--- start of Supplied entries ---
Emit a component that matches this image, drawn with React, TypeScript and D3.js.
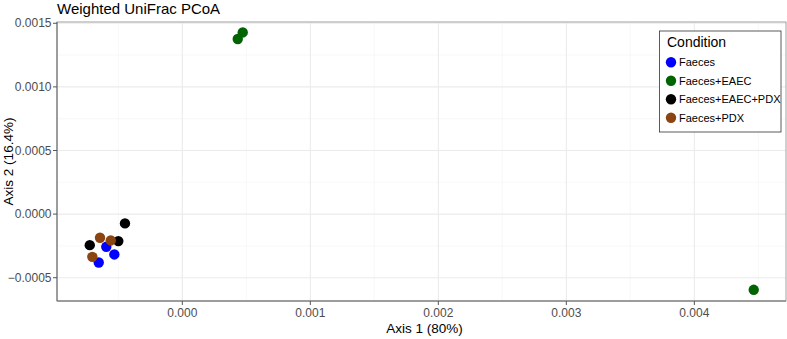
import React from "react";
import * as d3 from "d3";

const conditions = ["Faeces", "Faeces+EAEC", "Faeces+EAEC+PDX", "Faeces+PDX"];
const colors = ["#0000FF", "#006400", "#000000", "#8B4513"];

const sampleCondition = [
  "Faeces", "Faeces", "Faeces",
  "Faeces+EAEC", "Faeces+EAEC", "Faeces+EAEC",
  "Faeces+EAEC+PDX", "Faeces+EAEC+PDX", "Faeces+EAEC+PDX",
  "Faeces+PDX", "Faeces+PDX", "Faeces+PDX",
];
const axis1 = [
  -0.000594, -0.000531, -0.000653,
  0.000433, 0.000472, 0.004464,
  -0.000448, -0.000723, -0.0005,
  -0.000643, -0.000559, -0.000703,
];
const axis2 = [
  -0.000257, -0.000317, -0.00038,
  0.001376, 0.001428, -0.000595,
  -0.000073, -0.000244, -0.000212,
  -0.000186, -0.000207, -0.000336,
];

const xTicks = [0, 0.001, 0.002, 0.003, 0.004];
const yTicks = [-0.0005, 0, 0.0005, 0.001, 0.0015];
const xMinor = [-0.0005, 0.0005, 0.0015, 0.0025, 0.0035, 0.0045];
const yMinor = [-0.00025, 0.00025, 0.00075, 0.00125];

const W = 787, H = 339;
const L = 57, R = 786, T = 22, B = 301;
const font = "'Liberation Sans', Arial, Helvetica, sans-serif";

export default function App() {
  const x = d3.scaleLinear().domain([-0.000979, 0.004716]).range([L, R]);
  const y = d3.scaleLinear().domain([-0.000683, 0.00151]).range([B, T]);
  const color = d3.scaleOrdinal<string, string>().domain(conditions).range(colors);
  const fx = d3.format(".3f");
  const fy = (v: number) => d3.format(".4f")(v).replace("-", "\u2212");

  return (
    <svg width={W} height={H} style={{ position: "absolute", left: 0, top: 0, fontFamily: font }}>
      <rect x={0} y={0} width={W} height={H} fill="#fff" />
      <text x={L} y={14} fontSize={15} fill="#000">Weighted UniFrac PCoA</text>
      <rect x={L} y={T} width={R - L} height={B - T} fill="#fff" />
      {xMinor.map((v) => (
        <line key={"xm" + v} x1={x(v)} x2={x(v)} y1={T} y2={B} stroke="#f4f4f4" strokeWidth={0.6} />
      ))}
      {yMinor.map((v) => (
        <line key={"ym" + v} x1={L} x2={R} y1={y(v)} y2={y(v)} stroke="#f4f4f4" strokeWidth={0.6} />
      ))}
      {xTicks.map((v) => (
        <line key={"xg" + v} x1={x(v)} x2={x(v)} y1={T} y2={B} stroke="#ebebeb" strokeWidth={1.1} />
      ))}
      {yTicks.map((v) => (
        <line key={"yg" + v} x1={L} x2={R} y1={y(v)} y2={y(v)} stroke="#ebebeb" strokeWidth={1.1} />
      ))}
      {sampleCondition.map((c, i) => (
        <circle key={"p" + i} cx={x(axis1[i])} cy={y(axis2[i])} r={5.2} fill={color(c)} />
      ))}
      <rect x={L} y={T} width={R - L} height={B - T} fill="none" stroke="#a0a0a0" strokeWidth={1} />
      <line x1={L} x2={L} y1={T} y2={B} stroke="#6a6a6a" strokeWidth={1} />
      <line x1={L} x2={R} y1={B} y2={B} stroke="#6a6a6a" strokeWidth={1} />
      {xTicks.map((v) => (
        <g key={"xt" + v}>
          <line x1={x(v)} x2={x(v)} y1={B} y2={B + 4} stroke="#555" />
          <text x={x(v)} y={B + 16} fontSize={12} textAnchor="middle" fill="#4d4d4d">{fx(v)}</text>
        </g>
      ))}
      {yTicks.map((v) => (
        <g key={"yt" + v}>
          <line x1={L - 4} x2={L} y1={y(v)} y2={y(v)} stroke="#555" />
          <text x={L - 5.5} y={y(v) + 4.2} fontSize={12} textAnchor="end" fill="#4d4d4d">{fy(v)}</text>
        </g>
      ))}
      <text x={(L + R) / 2 + 3} y={333} fontSize={13.5} textAnchor="middle" fill="#000">Axis 1 (80%)</text>
      <text transform={`translate(13,${(T + B) / 2}) rotate(-90)`} fontSize={13.5} textAnchor="middle" fill="#000">Axis 2 (16.4%)</text>
      <g>
        <rect x={659.5} y={31} width={121.5} height={101} fill="#fff" stroke="#333" strokeWidth={0.8} />
        <text x={667} y={47} fontSize={14} fill="#000">Condition</text>
        {conditions.map((c, i) => (
          <g key={"lg" + c}>
            <circle cx={671} cy={62.3 + i * 18.5} r={5.2} fill={color(c)} />
            <text x={679} y={62.3 + i * 18.5 + 4} fontSize={11} fill="#000">{c}</text>
          </g>
        ))}
      </g>
    </svg>
  );
}
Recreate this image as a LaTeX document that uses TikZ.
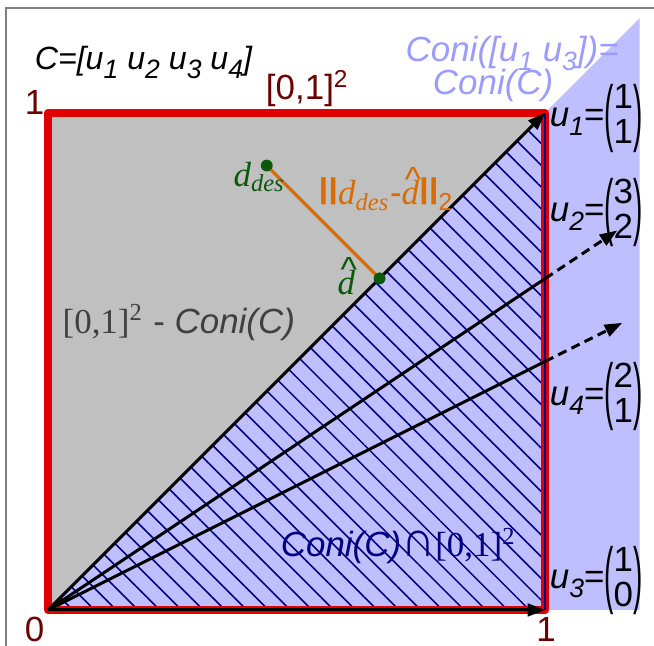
--- end of Supplied entries ---
## Task brief
Output a faithful copy of the data, with each picture left out.

## Full answer
Emit a component that matches this image, drawn with React, TypeScript and D3.js.
import React from "react";
import * as d3 from "d3";

const conditions = ["Faeces", "Faeces+EAEC", "Faeces+EAEC+PDX", "Faeces+PDX"];
const colors = ["#0000FF", "#006400", "#000000", "#8B4513"];

const sampleCondition = [
  "Faeces", "Faeces", "Faeces",
  "Faeces+EAEC", "Faeces+EAEC", "Faeces+EAEC",
  "Faeces+EAEC+PDX", "Faeces+EAEC+PDX", "Faeces+EAEC+PDX",
  "Faeces+PDX", "Faeces+PDX", "Faeces+PDX",
];
const axis1 = [
  -0.000594, -0.000531, -0.000653,
  0.000433, 0.000472, 0.004464,
  -0.000448, -0.000723, -0.0005,
  -0.000643, -0.000559, -0.000703,
];
const axis2 = [
  -0.000257, -0.000317, -0.00038,
  0.001376, 0.001428, -0.000595,
  -0.000073, -0.000244, -0.000212,
  -0.000186, -0.000207, -0.000336,
];

const xTicks = [0, 0.001, 0.002, 0.003, 0.004];
const yTicks = [-0.0005, 0, 0.0005, 0.001, 0.0015];
const xMinor = [-0.0005, 0.0005, 0.0015, 0.0025, 0.0035, 0.0045];
const yMinor = [-0.00025, 0.00025, 0.00075, 0.00125];

const W = 787, H = 339;
const L = 57, R = 786, T = 22, B = 301;
const font = "'Liberation Sans', Arial, Helvetica, sans-serif";

export default function App() {
  const x = d3.scaleLinear().domain([-0.000979, 0.004716]).range([L, R]);
  const y = d3.scaleLinear().domain([-0.000683, 0.00151]).range([B, T]);
  const color = d3.scaleOrdinal<string, string>().domain(conditions).range(colors);
  const fx = d3.format(".3f");
  const fy = (v: number) => d3.format(".4f")(v).replace("-", "\u2212");

  return (
    <svg width={W} height={H} style={{ position: "absolute", left: 0, top: 0, fontFamily: font }}>
      <rect x={0} y={0} width={W} height={H} fill="#fff" />
      <text x={L} y={14} fontSize={15} fill="#000">Weighted UniFrac PCoA</text>
      <rect x={L} y={T} width={R - L} height={B - T} fill="#fff" />
      {xMinor.map((v) => (
        <line key={"xm" + v} x1={x(v)} x2={x(v)} y1={T} y2={B} stroke="#f4f4f4" strokeWidth={0.6} />
      ))}
      {yMinor.map((v) => (
        <line key={"ym" + v} x1={L} x2={R} y1={y(v)} y2={y(v)} stroke="#f4f4f4" strokeWidth={0.6} />
      ))}
      {xTicks.map((v) => (
        <line key={"xg" + v} x1={x(v)} x2={x(v)} y1={T} y2={B} stroke="#ebebeb" strokeWidth={1.1} />
      ))}
      {yTicks.map((v) => (
        <line key={"yg" + v} x1={L} x2={R} y1={y(v)} y2={y(v)} stroke="#ebebeb" strokeWidth={1.1} />
      ))}
      {sampleCondition.map((c, i) => (
        <circle key={"p" + i} cx={x(axis1[i])} cy={y(axis2[i])} r={5.2} fill={color(c)} />
      ))}
      <rect x={L} y={T} width={R - L} height={B - T} fill="none" stroke="#a0a0a0" strokeWidth={1} />
      <line x1={L} x2={L} y1={T} y2={B} stroke="#6a6a6a" strokeWidth={1} />
      <line x1={L} x2={R} y1={B} y2={B} stroke="#6a6a6a" strokeWidth={1} />
      {xTicks.map((v) => (
        <g key={"xt" + v}>
          <line x1={x(v)} x2={x(v)} y1={B} y2={B + 4} stroke="#555" />
          <text x={x(v)} y={B + 16} fontSize={12} textAnchor="middle" fill="#4d4d4d">{fx(v)}</text>
        </g>
      ))}
      {yTicks.map((v) => (
        <g key={"yt" + v}>
          <line x1={L - 4} x2={L} y1={y(v)} y2={y(v)} stroke="#555" />
          <text x={L - 5.5} y={y(v) + 4.2} fontSize={12} textAnchor="end" fill="#4d4d4d">{fy(v)}</text>
        </g>
      ))}
      <text x={(L + R) / 2 + 3} y={333} fontSize={13.5} textAnchor="middle" fill="#000">Axis 1 (80%)</text>
      <text transform={`translate(13,${(T + B) / 2}) rotate(-90)`} fontSize={13.5} textAnchor="middle" fill="#000">Axis 2 (16.4%)</text>
      <g>
        <rect x={659.5} y={31} width={121.5} height={101} fill="#fff" stroke="#333" strokeWidth={0.8} />
        <text x={667} y={47} fontSize={14} fill="#000">Condition</text>
        {conditions.map((c, i) => (
          <g key={"lg" + c}>
            <circle cx={671} cy={62.3 + i * 18.5} r={5.2} fill={color(c)} />
            <text x={679} y={62.3 + i * 18.5 + 4} fontSize={11} fill="#000">{c}</text>
          </g>
        ))}
      </g>
    </svg>
  );
}
Recreate this image as a LaTeX document that uses TikZ.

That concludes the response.